I am participating in A River of Stones this month. The idea of the exercise is to develop close observation and capture what is seen in a few short sentences, a poem, a haiku, or simply a short  piece of loose form. To join click on their logo to the right of this post.

Here is my first:

After the rains…

a traffic jam of mud puddles on the road, reflecting the jungle overhead.

And, a patch of blue.

Muse Online Workshop

Today is the last day of a week-long writing workshop at The Muse Online Writers Conference, the only free writer’s conference of its kind. Although most of the writers tended to write fantasy or sci-fi, there were some who wrote short stories and even a few of us who wrote nonfiction. I took two of the many workshops available: Are Your Characters Alive? with  Ann Hite; and Hook Them With Your Opening with Earl Staggs. There were so many to choose from. Everything from query workshops to grammar and punctuation. No matter where you are in your journey in writing, there is something for you there.

Hosted by phpBB, free open source bulletin board software, the site is a bit messy and can be frustrating at times. I felt a little as though I’d walked into a junior high school during recess, the halls outside the classrooms full of chatter and noise. Once inside the individual class areas, though, you find the instructors and their lessons laid out. Then it’s first come first post, so finding the instructors’ comments on your piece can be like searching Macys for a bobby pin. But, along the way, searching page by page for my own stuff, I ran into some very good writing– even if it isn’t my genre.

Ann’s class was an eye-opener, and the techniques she taught me I will keep in my writer’s toolbox and use often. I don’t want to give too much away—you should take her class if you ever get a chance—but she teaches building character through dialogue alone. It is incredible just how much information, back story, and setting a writer can develop through nothing but a conversation between two people. In fact, a writer could simply write the dialogue of the entire book–like screenplay– and then go back through sprinkling it with tag lines, detail, and narrative.

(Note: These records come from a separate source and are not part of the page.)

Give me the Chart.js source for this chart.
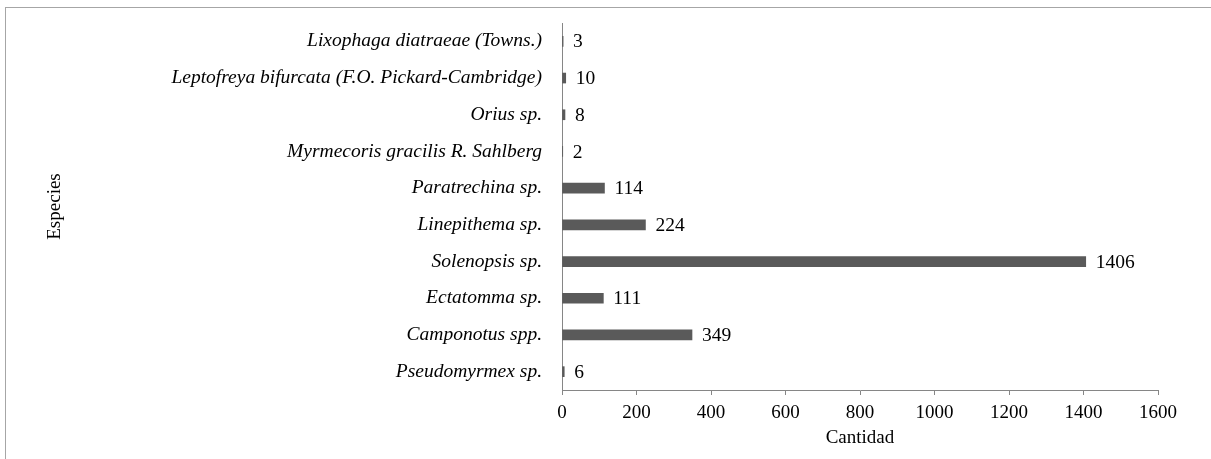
<!DOCTYPE html>
<html>
<head>
<meta charset="utf-8">
<script src="https://cdn.jsdelivr.net/npm/chart.js@4"></script>
<style>
  html, body { margin: 0; padding: 0; background: #fff; overflow: hidden; }
  #wrap { position: relative; width: 1211px; height: 459px; }
  #frame { position: absolute; left: 5px; top: 7px; width: 1400px; height: 700px; border: 1px solid #a6a6a6; box-sizing: border-box; pointer-events: none; }
</style>
</head>
<body>
<div id="wrap">
  <div id="frame"></div>
  <canvas id="speciesChart"></canvas>
</div>
<script>
// species, top to bottom as in the figure
var especies = [
    'Lixophaga diatraeae (Towns.)',
    'Leptofreya bifurcata (F.O. Pickard-Cambridge)',
    'Orius sp.',
    'Myrmecoris gracilis R. Sahlberg',
    'Paratrechina sp.',
    'Linepithema sp.',
    'Solenopsis sp.',
    'Ectatomma sp.',
    'Camponotus spp.',
    'Pseudomyrmex sp.'
];
var cantidad = [3, 10, 8, 2, 114, 224, 1406, 111, 349, 6];
var xTicks = [0, 200, 400, 600, 800, 1000, 1200, 1400, 1600];

var serif = "'Liberation Serif', 'Times New Roman', serif";
var axisGray = '#868686';

// draws the value right of each bar
var valueLabels = {
    id: 'valueLabels',
    afterDatasetsDraw: function (chart) {
        var ctx = chart.ctx;
        var meta = chart.getDatasetMeta(0);
        ctx.save();
        ctx.font = '19.5px ' + serif;
        ctx.fillStyle = '#000';
        ctx.textAlign = 'left';
        ctx.textBaseline = 'middle';
        meta.data.forEach(function (bar, i) {
            ctx.fillText(String(cantidad[i]), bar.x + 10, bar.y + 1);
        });
        ctx.restore();
    }
};

var ctx = document.getElementById('speciesChart').getContext('2d');
var chart = new Chart(ctx, {
    type: 'bar',
    data: {
        labels: especies,
        datasets: [{
            data: cantidad,
            backgroundColor: '#5a5a5a',
            barThickness: 10
        }]
    },
    plugins: [valueLabels],
    options: {
        indexAxis: 'y',
        responsive: true,
        maintainAspectRatio: false,
        animation: false,
        layout: { padding: { left: 44, top: 23, right: 53, bottom: 0 } },
        plugins: {
            legend: { display: false },
            tooltip: { enabled: false }
        },
        scales: {
            x: {
                min: 0,
                max: 1600,
                afterBuildTicks: function (scale) {
                    scale.ticks = xTicks.map(function (v) { return { value: v }; });
                },
                afterFit: function (scale) { scale.height = 69; },
                grid: { drawOnChartArea: false, drawTicks: true, tickLength: 5, color: axisGray },
                border: { color: axisGray },
                ticks: {
                    color: '#000', font: { family: serif, size: 19 }, padding: 7, maxRotation: 0,
                    callback: function (value) { return String(value); }
                },
                title: { display: true, text: 'Cantidad', color: '#000', font: { family: serif, size: 19 }, padding: { top: 0, bottom: 10 } }
            },
            y: {
                afterFit: function (scale) {
                    scale.width = 518;
                    scale.paddingTop = 0;
                    scale.paddingBottom = 0;
                },
                grid: { display: false },
                border: { color: axisGray },
                ticks: { color: '#000', font: { family: serif, size: 19.5, style: 'italic' }, padding: 12, autoSkip: false },
                title: { display: true, text: 'Especies', color: '#000', font: { family: serif, size: 19 }, padding: { top: 0, bottom: 0 } }
            }
        }
    }
});
</script>
</body>
</html>
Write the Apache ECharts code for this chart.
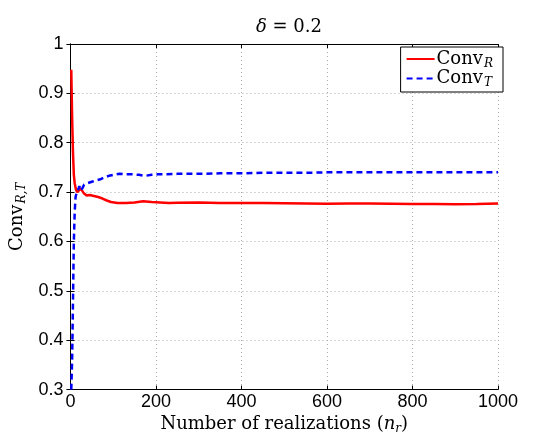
<!DOCTYPE html>
<html><head><meta charset="utf-8">
<script src="https://cdn.jsdelivr.net/npm/echarts@6/dist/echarts.min.js"></script>
<style>html,body{margin:0;padding:0;background:#fff}#c{width:533px;height:440px}</style>
</head><body><div id="c"></div>
<script>
// realization counts and values
const convR_n = [2,4,6,8,10,13,16,20,24,28,32,38,45,55,65,75,85,95,110,130,150,170,190,210,230,250,300,350,400,450,500,550,600,650,700,750,800,850,900,950,1000];
const convR_v = [0.948,0.85,0.78,0.735,0.718,0.705,0.700,0.703,0.707,0.703,0.697,0.693,0.694,0.692,0.690,0.687,0.683,0.680,0.678,0.678,0.679,0.6815,0.680,0.679,0.678,0.6785,0.679,0.678,0.678,0.678,0.6775,0.677,0.6765,0.6768,0.677,0.6765,0.676,0.676,0.6755,0.676,0.677];
const convT_n = [2,4,6,8,10,12,15,18,21,24,28,32,40,50,60,70,80,90,100,115,130,145,160,175,190,205,220,250,300,350,400,450,500,550,600,650,700,750,800,850,900,950,1000];
const convT_v = [0.30,0.36,0.48,0.60,0.66,0.69,0.700,0.705,0.712,0.703,0.708,0.715,0.718,0.721,0.724,0.726,0.730,0.733,0.735,0.737,0.736,0.736,0.735,0.733,0.735,0.736,0.736,0.737,0.737,0.738,0.738,0.739,0.739,0.739,0.740,0.740,0.740,0.740,0.740,0.740,0.740,0.740,0.740];
const xTicks = [0,200,400,600,800,1000];
const yTicks = [0.3,0.4,0.5,0.6,0.7,0.8,0.9,1];
const seriesNames = ['Conv_R','Conv_T'];

const serif = 'DejaVu Serif';
const sans = 'Liberation Sans';
const zip = (a,b)=>a.map((x,i)=>[x,b[i]]);
const sub = {
  m:{fontFamily:serif,fontSize:18,color:'#000'},
  s:{fontFamily:serif,fontSize:12,fontStyle:'italic',color:'#000',padding:[9,0,0,1]}
};
const chart = echarts.init(document.getElementById('c'),null,{renderer:'canvas'});
const axisCommon = {
  axisLine:{show:true,lineStyle:{color:'#000',width:1}},
  axisTick:{show:true,inside:true,length:4,lineStyle:{color:'#000'}},
};
chart.setOption({
  animation:false,
  backgroundColor:'#fff',
  title:{
    text:'{i|δ} = 0.2',left:284,top:13,textAlign:'center',
    textStyle:{fontFamily:serif,fontSize:18,fontWeight:'normal',color:'#000',
      rich:{i:{fontFamily:serif,fontSize:18,fontStyle:'italic',color:'#000'}}}
  },
  grid:{left:70,top:44,right:35,bottom:48,containLabel:false},
  legend:{
    right:30,top:47,orient:'vertical',
    backgroundColor:'#fff',borderColor:'#000',borderWidth:1,
    padding:[3,10,3,5],itemGap:0,itemWidth:28,itemHeight:14,
    itemStyle:{opacity:0},
    data:seriesNames,
    formatter:n=>n==='Conv_R'?'{m|Conv}{s|R}':'{m|Conv}{s|T}',
    textStyle:{rich:sub,padding:[0,0,0,-3]}
  },
  xAxis:[
    Object.assign({type:'value',min:xTicks[0],max:xTicks[xTicks.length-1],interval:200,position:'bottom',
      name:'Number of realizations ({i|n}{s|r})',nameLocation:'middle',nameGap:23,
      nameTextStyle:{fontFamily:serif,fontSize:18,color:'#000',
        rich:{i:{fontFamily:serif,fontSize:18,fontStyle:'italic',color:'#000'},
              s:{fontFamily:serif,fontSize:12,fontStyle:'italic',color:'#000',padding:[9,0,0,0]}}},
      axisLabel:{fontFamily:sans,fontSize:18,color:'#000',margin:3,formatter:v=>String(v)},
      splitLine:{show:true,lineStyle:{color:'#aaa',type:[1,3],width:1}}},axisCommon),
    Object.assign({type:'value',min:0,max:1000,interval:200,position:'top',
      axisLabel:{show:false},splitLine:{show:false}},axisCommon)
  ],
  yAxis:[
    Object.assign({type:'value',min:yTicks[0],max:yTicks[yTicks.length-1],interval:0.1,position:'left',
      name:'{m|Conv}{s|R,T}',nameLocation:'middle',nameGap:40,nameRotate:90,
      nameTextStyle:{rich:sub},
      axisLabel:{fontFamily:sans,fontSize:18,color:'#000',margin:7,formatter:v=>String(+v.toFixed(1))},
      splitLine:{show:true,lineStyle:{color:'#aaa',type:[1,3],width:1}}},axisCommon),
    Object.assign({type:'value',min:0.3,max:1,interval:0.1,position:'right',
      axisLabel:{show:false},splitLine:{show:false}},axisCommon)
  ],
  series:[
    {name:seriesNames[0],type:'line',data:zip(convR_n,convR_v),symbol:'none',
      lineStyle:{color:'#ff0000',width:2.5},itemStyle:{color:'#ff0000'}},
    {name:seriesNames[1],type:'line',data:zip(convT_n,convT_v),symbol:'none',
      lineStyle:{color:'#0000ff',width:2.5,type:[6,4]},itemStyle:{color:'#0000ff'}}
  ]
});
</script></body></html>
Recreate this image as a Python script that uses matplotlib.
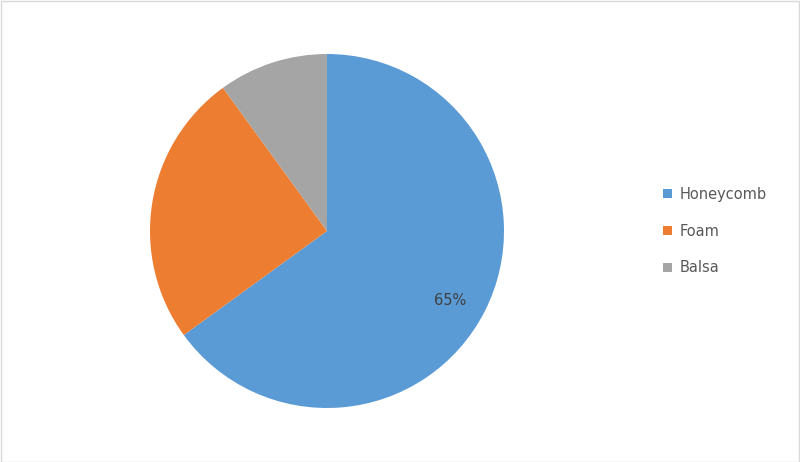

Staggs’ class was also good, although he did not give any lesson plans or exercises. His workshop was simply submitting the opening to your WIP to see how it held up in his opinion, which he was forthright in saying was only one writer’s opinion. He said mine drew him in and he would want to read more to find out what happened next, but he wasn’t wildly enthusiastic about it like some of the others. I might have to work on that a bit.

All and all it was a fabulous week and many thanks to the workshop instructors, organizers, and fellow writers. I’ll keep my October calendar open for it next year, god spare life.